Designing Your Document Management Solution

Document management software have a wide assortment of different features. Let's look at some of these to find the ones most important for your project.

The Benefits of Automation

Once you have decided the best way to organize, store and retrieve your documents, the next part of the planning stage is to find the most efficient way to scan these documents and associate them with the correct index field values. Creating an efficient scanning and indexing process will save you countless hours of labor over the life of your project.

The two main methods for automating indexing are barcode recognition and Optical Character Recognition (OCR). Barcode recognition is faster and more accurate, but your documents must contain a barcode on the document or a cover page for this to work. OCR is able to read printed data directly from the page, which means most documents can be processed as-is. However there are many conditions that can affect the practicality of OCR that will be discussed in this section.

If your index data already exists in another database, SimpleIndex® has two features that can make use of this data to automate processing. The Index Autofill feature lets you enter one key field that is used in a database lookup to retrieve matching values and fill in the remaining index fields automatically.
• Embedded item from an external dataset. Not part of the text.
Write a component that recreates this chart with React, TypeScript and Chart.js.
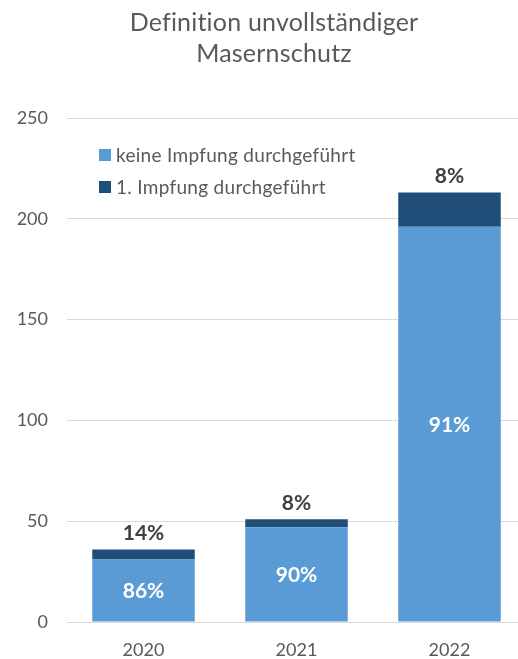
import React, { useEffect, useRef } from "react";
import { Chart, registerables } from "chart.js";

Chart.register(...registerables);

// Jahre und Fallzahlen (gestapelt)
const years = ["2020", "2021", "2022"];
const keineImpfung = [31, 47, 196];
const ersteImpfung = [5, 4, 17];

// Anteile, wie sie an den Balken stehen
const keineImpfungPct = ["86%", "90%", "91%"];
const ersteImpfungPct = ["14%", "8%", "8%"];

const seriesNames = ["keine Impfung durchgeführt", "1. Impfung durchgeführt"];
const seriesColors = ["#5B9BD5", "#1F4E79"];

const titleLines = ["Definition unvollständiger", "Masernschutz"];

const yMax = 250;
const yStep = 50;

const FONT = "Lato, 'Open Sans', sans-serif";
const TEXT = "#595959";

const titlePlugin = {
  id: "zweizeiligerTitel",
  afterDraw(chart: any) {
    const { ctx } = chart;
    ctx.save();
    ctx.fillStyle = TEXT;
    ctx.font = `25px ${FONT}`;
    // tiny spacing keeps "ti" from turning into a ligature
    (ctx as any).letterSpacing = "0.2px";
    ctx.textAlign = "center";
    ctx.textBaseline = "alphabetic";
    titleLines.forEach((line, i) => ctx.fillText(line, 274, 31 + i * 31));
    ctx.restore();
  },
};

const legendPlugin = {
  id: "legendeImDiagramm",
  afterDraw(chart: any) {
    const { ctx } = chart;
    ctx.save();
    ctx.font = `19px ${FONT}`;
    (ctx as any).letterSpacing = "0.3px";
    ctx.textAlign = "left";
    ctx.textBaseline = "alphabetic";
    chart.data.datasets.forEach((ds: any, i: number) => {
      const top = 149 + i * 32;
      ctx.fillStyle = ds.backgroundColor;
      ctx.fillRect(99, top, 12, 12);
      ctx.fillStyle = TEXT;
      ctx.fillText(ds.label, 116, top + 13);
    });
    ctx.restore();
  },
};

const labelPlugin = {
  id: "prozentLabels",
  afterDatasetsDraw(chart: any) {
    const { ctx } = chart;
    ctx.save();
    ctx.font = `bold 21px ${FONT}`;
    ctx.textAlign = "center";
    ctx.textBaseline = "middle";
    const inner = chart.getDatasetMeta(0);
    inner.data.forEach((el: any, i: number) => {
      ctx.fillStyle = "#FFFFFF";
      ctx.fillText(keineImpfungPct[i], el.x, (el.y + el.base) / 2 + 1);
    });
    const outer = chart.getDatasetMeta(1);
    outer.data.forEach((el: any, i: number) => {
      ctx.fillStyle = "#404040";
      ctx.fillText(ersteImpfungPct[i], el.x, el.y - 16);
    });
    ctx.restore();
  },
};

export default function App() {
  const canvasRef = useRef<HTMLCanvasElement | null>(null);

  useEffect(() => {
    document.body.style.margin = "0";
    document.body.style.overflow = "hidden";
    const canvas = canvasRef.current;
    if (!canvas) return;
    const chart = new Chart(canvas, {
      type: "bar",
      data: {
        labels: years,
        datasets: [
          {
            label: seriesNames[0],
            data: keineImpfung,
            backgroundColor: seriesColors[0],
            categoryPercentage: 1,
            barPercentage: 0.67,
          },
          {
            label: seriesNames[1],
            data: ersteImpfung,
            backgroundColor: seriesColors[1],
            categoryPercentage: 1,
            barPercentage: 0.67,
          },
        ],
      },
      options: {
        responsive: false,
        animation: false,
        layout: { padding: { top: 118, right: 4, bottom: 0, left: 0 } },
        plugins: {
          legend: { display: false },
          title: { display: false },
          tooltip: { enabled: false },
        },
        scales: {
          x: {
            stacked: true,
            afterFit(scale: any) {
              scale.height = 37;
            },
            grid: { display: false, drawTicks: false },
            border: { display: true, color: "#D9D9D9", width: 1 },
            ticks: {
              color: TEXT,
              padding: 19,
              font: { family: FONT, size: 18, lineHeight: 1 },
            },
          },
          y: {
            stacked: true,
            min: 0,
            max: yMax,
            afterFit(scale: any) {
              scale.width = 67;
            },
            grid: { color: "#D9D9D9", lineWidth: 1, drawTicks: false },
            border: { display: false },
            ticks: {
              stepSize: yStep,
              color: TEXT,
              padding: 19,
              font: { family: FONT, size: 18 },
            },
          },
        },
      },
      plugins: [labelPlugin, legendPlugin, titlePlugin],
    });
    return () => chart.destroy();
  }, []);

  return (
    <div style={{ width: 518, height: 659, overflow: "hidden", background: "#fff" }}>
      <canvas ref={canvasRef} width={530} height={659} style={{ display: "block" }} />
    </div>
  );
}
SimpleIndex also has the ability to pre-set index values using the Command Line Interface and have a scanned document receive these indexes automatically.

Using Barcode Recognition

Barcode recognition is the most efficient way to capture index data printed on documents. Some documents already have key information in barcode format on them. If your project is to scan new documents on an ongoing basis, it may be possible for you to redesign it to include barcodes. Having a barcode with index data on the document is the best case scenario, for all the index data is on the document at the time it is created in a format that can be read with near 100% accuracy.

If it is not possible to print barcodes on the document itself, an alternative is to have the person who creates the document print out a barcode cover page and place it on the file before it is scanned. The SimpleCoversheet application was designed to make this easy by providing a simple interface for selecting index values and printing a standard coversheet that contains these values in barcode format.

Barcode recognition can also be useful when you have documents with a variable number of pages that will all receive the same index values. If it is not possible to generate an indexed coversheet for these at the time they are created, a generic barcode coversheet can be used to separate the scanned images into multi-page files, one for each document. A second process can then be used to index these images one file at a time instead of one page at a time, greatly increasing throughput.

Using OCR

Traditionally, zone OCR solutions require you to specify a region on the page where index information will be found. This region is recognized and the result is inserted into an index field. The problem with traditional zone OCR is that if the region is moved slightly due to variations in scanning, the result could contain extra neighboring characters or cut off desired characters. This limits the usefulness of traditional zone OCR to documents where the index value is in the exact same place every time and has plenty of white space around it.

SimpleIndex's OCR contains many advanced features to overcome the inherent limitations of zone OCR. This is done by providing template and dictionary matching for OCR fields. These features search the OCR results for a certain pattern or list of possible values and return only the matching data. This allows you to draw your OCR zones much larger than normal, ensuring that no matter how much the data shifts around it will always be contained within that region.

It is even possible to draw your zone around the entire page and find key information that is not printed in any fixed location. For example, a doctor's office may receive lab reports from many different labs. Each report is formatted differently, but each contains the patient's name somewhere on it. Using the dictionary matching feature with a patient name list, SimpleIndex can identify the correct patient for each lab automatically.

When implementing OCR for document automation, carefully consider the data you are trying to recognize. Is the text legible? Does it appear in a fixed location? Does it conform to a unique pattern that won't be found anywhere else on the page? Is there a list available with all the possible values for this field? Answer these questions and you will know which OCR approach is best for your application.

Using Index Autofill

The Autofill feature of SimpleIndex is an easy way to associate many index fields with one document without retyping data that already exists in another application. Autofill uses a database lookup to retrieve records that match a key value entered by the user. Blank index fields are then filled in automatically with the data from this lookup. The result is a document database with many different possible search fields, of which only one needed to be entered during scanning.

The key field may be typed by the user, or it may be read from the document automatically using barcode recognition or OCR. The lookup is performed either when the user changes this field or when the index values are saved. If the lookup finds multiple matching records, the user will be notified and the first set of values will be used by default.

Using Pre-Indexed Batches

Pre-index batches are a unique feature of SimpleIndex that greatly improve throughput for scanning a single document at a time. Pre-indexed batches can be configured to allow the user to enter index values prior to scanning, or they can be executed from the command line to circumvent user interaction altogether.

Some typical scenarios for pre-indexed batches are:

  1. User scans one document at a time by entering field values first, scanning and having the images saved with these values automatically.
  2. User has several pre-defined documents that they scan. All field values are saved with the configuration file. User loads the scanner and double-clicks the appropriate configuration to scan and save that file automatically.
  3. SimpleIndex is integrated with an existing application. A "Scan Current Record" button is implemented that launches SimpleIndex and passes the index values for the current document through the command line. The user loads the scanner and clicks this button; images are scanned and saved automatically.